The climate here is relatively cool, which means that there is a burgeoning Chardonnay and Pinot Noir wine scene. Deserving of a mention is Bouchard Finlayson, a boutique winery offering tasting, tours and even nature walks. It’s easily reached by the road, or they can accept visitors by helicopter if you so choose.
Combining elements of its neighbours, the rural Paarl wine route is surrounded by many major players in the wine game, such as Wellington, Stellenbosch and Franschhoek. It is also immersed among a mountainous backdrop, and has the Berg River flowing through. Here you will find a plentiful mix of grapes grown here, although Cabernet Sauvignon, Pinotage, Shiraz, Chardonnay and Chenin Blanc tend to thrive the most. Harvesting can be somewhat difficult in the area, but there are modern methods (such as supplementary irrigation) which helps ensure the process goes to plan.
Almost 30 farms here are spread around the surrounds of Paarl Rock, the town’s iconic pearl-shaped namesake. Paarl is relatively famous in its own right, claiming the popular Fairview winery as its own. Founded in 1693, the working farm produces not only wine, but artisanal cheeses. You can wander the vineyards, visit the restaurant, bakery and tasting room, or even visit the goats (yes, goats) at Goat Tower. This experience is truly different, and as such, it’s unforgettable.
The area as a whole is relatively innovative, responsible for creating the first white Pinotage in the world, in addition to bottling the country’s very first Bordeaux-style red blend. If you need, or would like, to sample Kosher wines, Kleine Draken is a wonderful place for this.

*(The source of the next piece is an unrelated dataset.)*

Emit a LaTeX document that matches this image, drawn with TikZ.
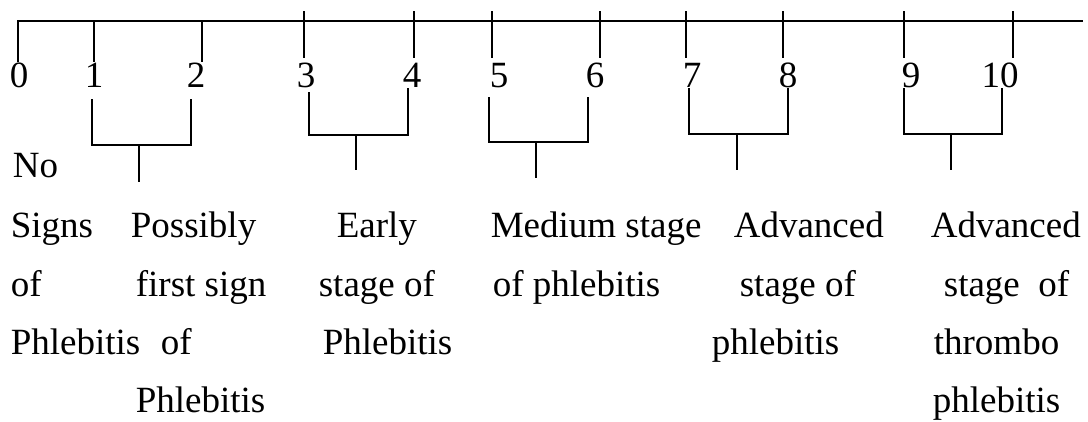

Staying here need not solely be about the wine, as Paarl is known for its appeal to adventure advocates. You can go mountain biking, quad biking or horse riding at Rhebokskloof estate, or enjoy other outdoor activities elsewhere. There are also plenty of choices when it comes to dining, but you ought to sample top-tier cuisine from Bosman’s, at the area’s only five-star accommodation offering, the Grand Roche Hotel.